Nadie podría definir mejor a Juan José Aranguren, el ministro de Energía y Minería, que sus propias palabras. “Más allá de que a mucha gente le haya parecido un shock, esto ha sido una implementación gradualista”, aseguró a principios de abril cuando todo el país se agarraba la cabeza, cuando aún sin haber salido del asombro del tarifazo eléctrico, le anunciaban que se venía una multiplicación por cinco o por diez del valor de la factura del gas este invierno. apero no era todo: Aranguren avisaba que no sería el último ajuste. “Todavía no estamos recuperando el costo de producir energía eléctrica, ni el costo de generar gas y petróleo en la Argentina”, advirtió el ministro accionista de Shell en la misma oportunidad.
Del mismo modo, justificó los aumentos que multiplicaron por 5 ó por 10 lo que los consumidores pagarían por su boleta de luz o de gas. “Los precios bajos alentaban el consumo y la demanda aumentaba en función de eso, mientras a la oferta se le decía que no tiene condiciones de rentabilidad para poder sostener su actividad”, argumentó en su defensa de las medidas para poner “orden” en las señales de precios. “El que puede pagar consume, y el que no, deja de consumir”, había dicho anteriormente en referencia al encarecimiento de los combustibles.
Al ministro tampoco le preocupan las repercusiones negativas que puedan acarrear sus palabras. “Nuestra obligación es decir la verdad.
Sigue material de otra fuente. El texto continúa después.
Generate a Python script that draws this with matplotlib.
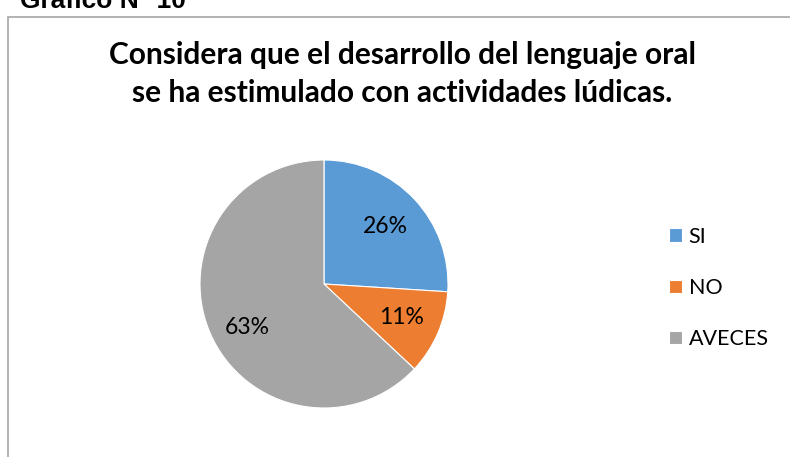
import matplotlib.pyplot as plt
from matplotlib.patches import Rectangle

labels = ["SI", "NO", "AVECES"]
values = [26, 11, 63]
colors = ["#5b9bd5", "#ed7d31", "#a5a5a5"]

title = "Considera que el desarrollo del lenguaje oral\nse ha estimulado con actividades lúdicas."

fig = plt.figure(figsize=(7.9, 4.57), dpi=100)

# chart frame (cut off on the right and bottom)
fig.patches.append(Rectangle((8 / 790, -0.1), 1.2, 1 - 17 / 457 + 0.1,
                             transform=fig.transFigure, fill=False,
                             edgecolor="#a6a6a6", linewidth=1.2))

fig.text(20 / 790, 1 - 8 / 457, "Gráfico N° 10", family="Liberation Sans",
         weight="bold", fontsize=19, va="baseline", ha="left")

fig.text(402 / 790, 1 - 74 / 457, title, family="Lato", weight="bold",
         fontsize=21.5, ha="center", va="center", linespacing=1.45)

ax = fig.add_axes([200 / 790, 49 / 457, 248 / 790, 248 / 457])
wedges, texts, autotexts = ax.pie(values, colors=colors, startangle=90,
                                  counterclock=False, autopct="%1.0f%%",
                                  pctdistance=0.68,
                                  wedgeprops=dict(linewidth=0.8, edgecolor="white"),
                                  textprops=dict(family="Lato", fontsize=16.5))
# Excel places the big slice's label a bit lower
autotexts[2].set_position((-0.62, -0.35))
ax.set_xlim(-1, 1)
ax.set_ylim(-1, 1)
ax.set_aspect("equal")

leg = fig.legend(wedges, labels, loc="center left",
                 bbox_to_anchor=(650 / 790, 1 - 288 / 457), frameon=False,
                 prop=dict(family="Lato", size=15.5), handlelength=0.6,
                 handleheight=0.6, handletextpad=0.3, labelspacing=1.45)

fig.savefig("out.png", dpi=100)
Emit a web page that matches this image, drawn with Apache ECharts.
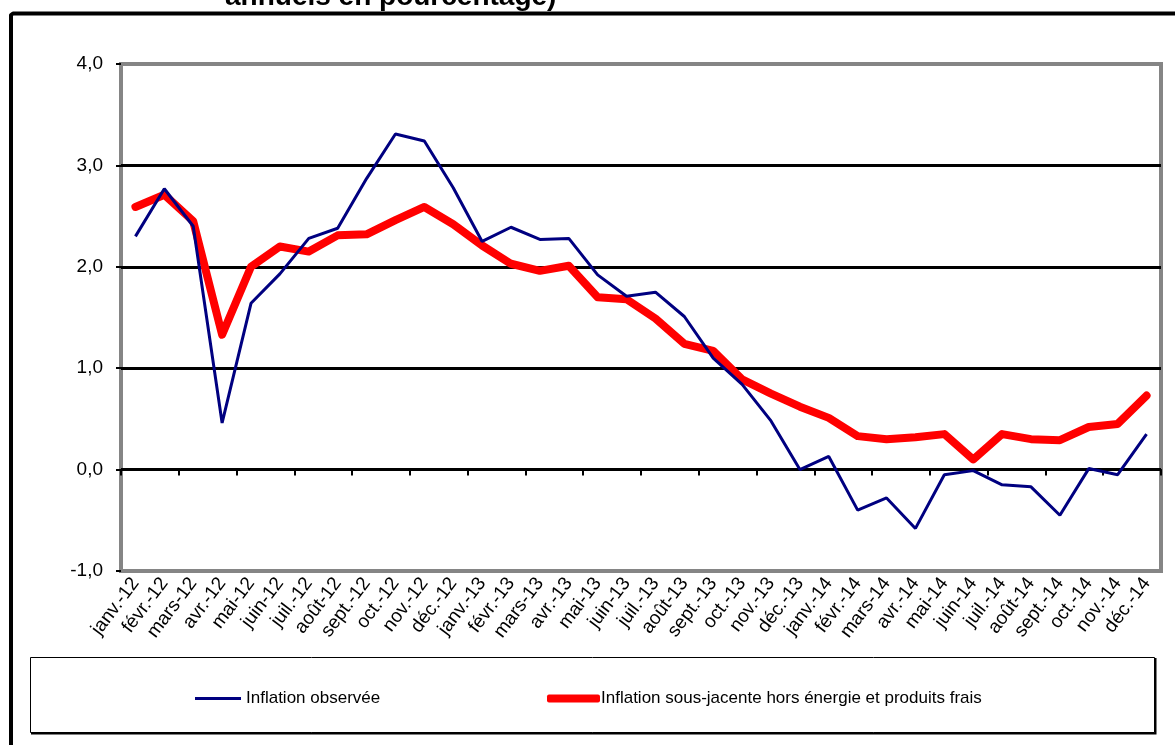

La readecuación de tarifas tiende a poder lograr una posibilidad de transformar los recursos en reservas y luego en producción, y reemplazar importaciones”, aseguró sin cambiar la expresión parca que su rostro exhibe desde que es funcionario. Como presidente de Shell, cuando cruzaba espadas con el gobierno kirchnerista, su boca solía dibujarle una sonrisa irónica en el rostro que ahora, en la función pública, parece haber perdido.
El 22 de junio fue su última gran presentación pública, cuando tuvo que defender el tarifazo ante un plenario de comisiones del Senado. En esa oportunidad señaló que el objetivo del ajuste “no es reducir el déficit fiscal (eliminando subsidios), sino que haya energía en el país”, agregando que sin la modificación del esquema tarifario “los cortes de luz y de gas iban a ser más frecuentes y el servicio iba a seguir deteriorándose”.
Pero la rígida lógica de las reglas del mercado y el postulado de “decir la verdad” no le resultó suficiente para lograr la tolerancia de los usuarios a su explosión tarifaria sin haber pasado por audiencia pública previa. Tampoco lo comprendieron los jueces, que en forma masiva le demandan retrotraer los precios dejando sin efecto las subas. Su nombre está en boca de muchos intendentes, que se hicieron cargo de la demanda de clubes barriales, sanatorios y clínicas, hogares humildes, pacientes electrodependientes, llevando sus reclamos ante el propio ministro recibiendo, por toda respuesta, “tengo una planilla Excel que cumplir”.
En su momento más difícil, a Aranguren sólo le resta saber si el titular del Ejecutivo mantendrá su solidaridad con él, asumiendo el costo político de su impericia para llevar a la práctica el megaajuste, o si cederá al reclamo de quienes prefieren verlo fuera del gobierno.